--- Begin ---

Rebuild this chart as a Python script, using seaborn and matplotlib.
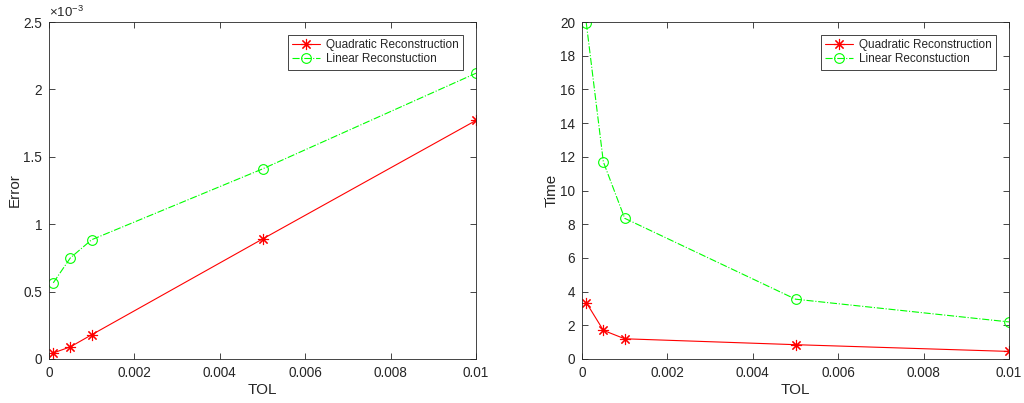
import matplotlib
matplotlib.use("Agg")
import matplotlib.pyplot as plt
import matplotlib.ticker as mticker
import seaborn as sns
import pandas as pd

# tolerance values on the x axis
tol = [0.0001, 0.0005, 0.001, 0.005, 0.01]

# reconstruction error
err_quadratic = [0.045e-3, 0.09e-3, 0.18e-3, 0.89e-3, 1.77e-3]
err_linear = [0.565e-3, 0.75e-3, 0.885e-3, 1.41e-3, 2.12e-3]

# run time
time_quadratic = [3.35, 1.7, 1.2, 0.85, 0.45]
time_linear = [19.95, 11.7, 8.35, 3.55, 2.2]

label_quadratic = "Quadratic Reconstruction"
label_linear = "Linear Reconstuction"

sns.set_theme(style="ticks")
plt.rcParams['font.family'] = ['Liberation Sans', 'DejaVu Sans']
plt.rcParams['mathtext.default'] = 'regular'
plt.rcParams['axes.edgecolor'] = '#262626'
plt.rcParams['axes.linewidth'] = 0.6
plt.rcParams['xtick.color'] = '#262626'
plt.rcParams['ytick.color'] = '#262626'
plt.rcParams['text.color'] = '#262626'
plt.rcParams['axes.labelcolor'] = '#262626'
plt.rcParams['xtick.labelsize'] = 9.8
plt.rcParams['ytick.labelsize'] = 9.8

RED = '#ff0000'
GREEN = '#00ff00'

fig = plt.figure(figsize=(10.24, 4.03), dpi=100)
ax1 = fig.add_axes([49 / 1024, 44 / 403, 427 / 1024, 337 / 403])
ax2 = fig.add_axes([582 / 1024, 44 / 403, 427 / 1024, 337 / 403])


def draw(ax, y_quad, y_lin, ylabel):
    df = pd.DataFrame({"tol": tol, "quad": y_quad, "lin": y_lin})
    sns.lineplot(data=df, x="tol", y="quad", ax=ax, color=RED, linewidth=0.8,
                 marker=(8, 2, 0), markersize=8, markerfacecolor=RED,
                 markeredgecolor=RED, markeredgewidth=0.8, label=label_quadratic)
    sns.lineplot(data=df, x="tol", y="lin", ax=ax, color=GREEN, linewidth=0.8,
                 linestyle='-.', marker='o', markersize=7, markerfacecolor='none',
                 markeredgecolor=GREEN, markeredgewidth=0.8, label=label_linear)
    ax.set_xlim(0, 0.01)
    ax.set_xticks([0, 0.002, 0.004, 0.006, 0.008, 0.01])
    ax.xaxis.set_major_formatter(mticker.FormatStrFormatter('%g'))
    ax.set_xlabel("TOL", fontsize=11, labelpad=2)
    ax.set_ylabel(ylabel, fontsize=11, labelpad=1)
    ax.tick_params(direction='in', top=True, right=True, length=4, width=0.6, pad=5)
    for s in ax.spines.values():
        s.set_visible(True)
    leg = ax.legend(loc='upper right', borderaxespad=1.1, fontsize=8.5,
                    fancybox=False, framealpha=1, edgecolor='#262626',
                    handlelength=2.4, borderpad=0.35, labelspacing=0.2,
                    handletextpad=0.5)
    leg.get_frame().set_linewidth(0.6)


draw(ax1, err_quadratic, err_linear, "Error")
ax1.set_ylim(0, 0.0025)
ax1.set_yticks([0, 0.0005, 0.001, 0.0015, 0.002, 0.0025])
ax1.yaxis.set_major_formatter(mticker.FuncFormatter(lambda v, p: '%g' % (v * 1e3)))
ax1.text(0.0, 1.005, r'$\times$10$^{-3}$', transform=ax1.transAxes, fontsize=9.5,
         ha='left', va='bottom')

draw(ax2, time_quadratic, time_linear, "Time")
ax2.set_ylim(0, 20)
ax2.set_yticks(range(0, 21, 2))

fig.savefig("out.png", dpi=100)
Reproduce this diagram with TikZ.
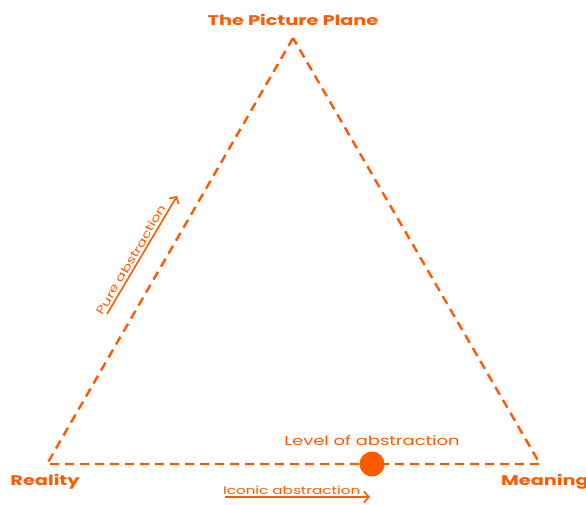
\documentclass[tikz,border=0pt]{standalone}
\usepackage{fontspec}
\setmainfont[FakeStretch=1.38]{Poppins}
\usetikzlibrary{positioning, arrows.meta}

\definecolor{accent}{HTML}{FF5A00}

\tikzset{
  side/.style={accent, line width=2.4pt, dash pattern=on 9pt off 6pt},
  arr/.style={accent, line width=1.6pt, -{Straight Barb[length=5pt,width=11pt]}},
  corner/.style={text=accent, font=\fontsize{14}{16}\selectfont\bfseries},
  lbl/.style={text=accent, font=\fontsize{11}{13}\selectfont, inner sep=2pt},
}

\begin{document}
\begin{tikzpicture}[x=1pt,y=-1pt]
       \useasboundingbox (0,0) rectangle (586,504);
       \coordinate (top) at (293,38);
       \coordinate (reality) at (47,464);
       \coordinate (meaning) at (540,464);
       \draw[side] (top) -- (reality) -- (meaning) -- cycle;

       \node[corner] (plane) at (293,20) {The Picture Plane};
       \node[corner] (real) at (45,482) {Reality};
       \node[corner] (mean) at (545,482) {Meaning};

       \node[circle, fill=accent, inner sep=0pt, minimum size=25pt] (level) at (372,464) {};
       \node[lbl, font=\fontsize{13}{15}\selectfont] (levellbl) [above=16pt of level.center] {Level of abstraction};

       % arrows
       \coordinate (pa1) at (107,314);
       \coordinate (pa2) at (177,196);
       \coordinate (ia1) at (225,497);
       \coordinate (ia2) at (370,497);
       \draw[arr] (pa1) -- node[lbl, sloped, above, pos=0.43] {Pure abstraction} (pa2);
       \draw[arr] (ia1) -- node[lbl, above, pos=0.46] {Iconic abstraction} (ia2);
\end{tikzpicture}
\end{document}
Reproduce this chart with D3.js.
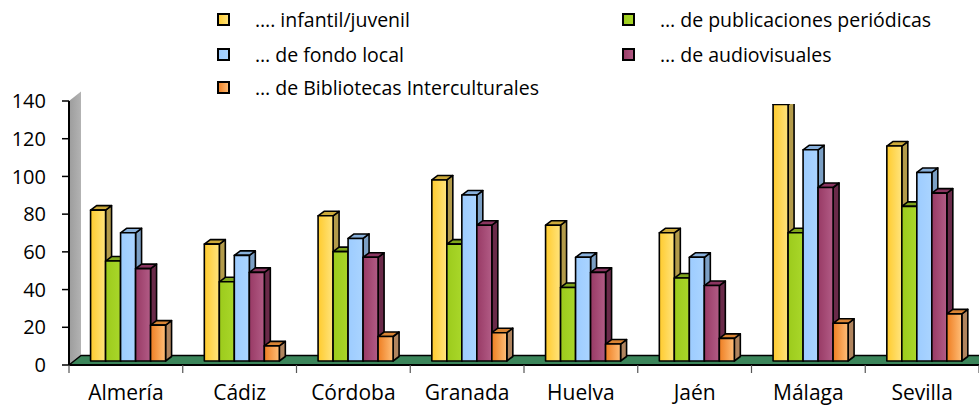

--- End ---

> _TASK STATEMENT_: Copy the whole of the material above exactly, but not its images.

> _RESULT OF THE EXERCISE_:
Rebuild this chart as a Python script, using seaborn and matplotlib.
import matplotlib
matplotlib.use("Agg")
import matplotlib.pyplot as plt
import matplotlib.ticker as mticker
import seaborn as sns
import pandas as pd

# tolerance values on the x axis
tol = [0.0001, 0.0005, 0.001, 0.005, 0.01]

# reconstruction error
err_quadratic = [0.045e-3, 0.09e-3, 0.18e-3, 0.89e-3, 1.77e-3]
err_linear = [0.565e-3, 0.75e-3, 0.885e-3, 1.41e-3, 2.12e-3]

# run time
time_quadratic = [3.35, 1.7, 1.2, 0.85, 0.45]
time_linear = [19.95, 11.7, 8.35, 3.55, 2.2]

label_quadratic = "Quadratic Reconstruction"
label_linear = "Linear Reconstuction"

sns.set_theme(style="ticks")
plt.rcParams['font.family'] = ['Liberation Sans', 'DejaVu Sans']
plt.rcParams['mathtext.default'] = 'regular'
plt.rcParams['axes.edgecolor'] = '#262626'
plt.rcParams['axes.linewidth'] = 0.6
plt.rcParams['xtick.color'] = '#262626'
plt.rcParams['ytick.color'] = '#262626'
plt.rcParams['text.color'] = '#262626'
plt.rcParams['axes.labelcolor'] = '#262626'
plt.rcParams['xtick.labelsize'] = 9.8
plt.rcParams['ytick.labelsize'] = 9.8

RED = '#ff0000'
GREEN = '#00ff00'

fig = plt.figure(figsize=(10.24, 4.03), dpi=100)
ax1 = fig.add_axes([49 / 1024, 44 / 403, 427 / 1024, 337 / 403])
ax2 = fig.add_axes([582 / 1024, 44 / 403, 427 / 1024, 337 / 403])


def draw(ax, y_quad, y_lin, ylabel):
    df = pd.DataFrame({"tol": tol, "quad": y_quad, "lin": y_lin})
    sns.lineplot(data=df, x="tol", y="quad", ax=ax, color=RED, linewidth=0.8,
                 marker=(8, 2, 0), markersize=8, markerfacecolor=RED,
                 markeredgecolor=RED, markeredgewidth=0.8, label=label_quadratic)
    sns.lineplot(data=df, x="tol", y="lin", ax=ax, color=GREEN, linewidth=0.8,
                 linestyle='-.', marker='o', markersize=7, markerfacecolor='none',
                 markeredgecolor=GREEN, markeredgewidth=0.8, label=label_linear)
    ax.set_xlim(0, 0.01)
    ax.set_xticks([0, 0.002, 0.004, 0.006, 0.008, 0.01])
    ax.xaxis.set_major_formatter(mticker.FormatStrFormatter('%g'))
    ax.set_xlabel("TOL", fontsize=11, labelpad=2)
    ax.set_ylabel(ylabel, fontsize=11, labelpad=1)
    ax.tick_params(direction='in', top=True, right=True, length=4, width=0.6, pad=5)
    for s in ax.spines.values():
        s.set_visible(True)
    leg = ax.legend(loc='upper right', borderaxespad=1.1, fontsize=8.5,
                    fancybox=False, framealpha=1, edgecolor='#262626',
                    handlelength=2.4, borderpad=0.35, labelspacing=0.2,
                    handletextpad=0.5)
    leg.get_frame().set_linewidth(0.6)


draw(ax1, err_quadratic, err_linear, "Error")
ax1.set_ylim(0, 0.0025)
ax1.set_yticks([0, 0.0005, 0.001, 0.0015, 0.002, 0.0025])
ax1.yaxis.set_major_formatter(mticker.FuncFormatter(lambda v, p: '%g' % (v * 1e3)))
ax1.text(0.0, 1.005, r'$\times$10$^{-3}$', transform=ax1.transAxes, fontsize=9.5,
         ha='left', va='bottom')

draw(ax2, time_quadratic, time_linear, "Time")
ax2.set_ylim(0, 20)
ax2.set_yticks(range(0, 21, 2))

fig.savefig("out.png", dpi=100)
Reproduce this diagram with TikZ.
\documentclass[tikz,border=0pt]{standalone}
\usepackage{fontspec}
\setmainfont[FakeStretch=1.38]{Poppins}
\usetikzlibrary{positioning, arrows.meta}

\definecolor{accent}{HTML}{FF5A00}

\tikzset{
  side/.style={accent, line width=2.4pt, dash pattern=on 9pt off 6pt},
  arr/.style={accent, line width=1.6pt, -{Straight Barb[length=5pt,width=11pt]}},
  corner/.style={text=accent, font=\fontsize{14}{16}\selectfont\bfseries},
  lbl/.style={text=accent, font=\fontsize{11}{13}\selectfont, inner sep=2pt},
}

\begin{document}
\begin{tikzpicture}[x=1pt,y=-1pt]
       \useasboundingbox (0,0) rectangle (586,504);
       \coordinate (top) at (293,38);
       \coordinate (reality) at (47,464);
       \coordinate (meaning) at (540,464);
       \draw[side] (top) -- (reality) -- (meaning) -- cycle;

       \node[corner] (plane) at (293,20) {The Picture Plane};
       \node[corner] (real) at (45,482) {Reality};
       \node[corner] (mean) at (545,482) {Meaning};

       \node[circle, fill=accent, inner sep=0pt, minimum size=25pt] (level) at (372,464) {};
       \node[lbl, font=\fontsize{13}{15}\selectfont] (levellbl) [above=16pt of level.center] {Level of abstraction};

       % arrows
       \coordinate (pa1) at (107,314);
       \coordinate (pa2) at (177,196);
       \coordinate (ia1) at (225,497);
       \coordinate (ia2) at (370,497);
       \draw[arr] (pa1) -- node[lbl, sloped, above, pos=0.43] {Pure abstraction} (pa2);
       \draw[arr] (ia1) -- node[lbl, above, pos=0.46] {Iconic abstraction} (ia2);
\end{tikzpicture}
\end{document}
Reproduce this chart with D3.js.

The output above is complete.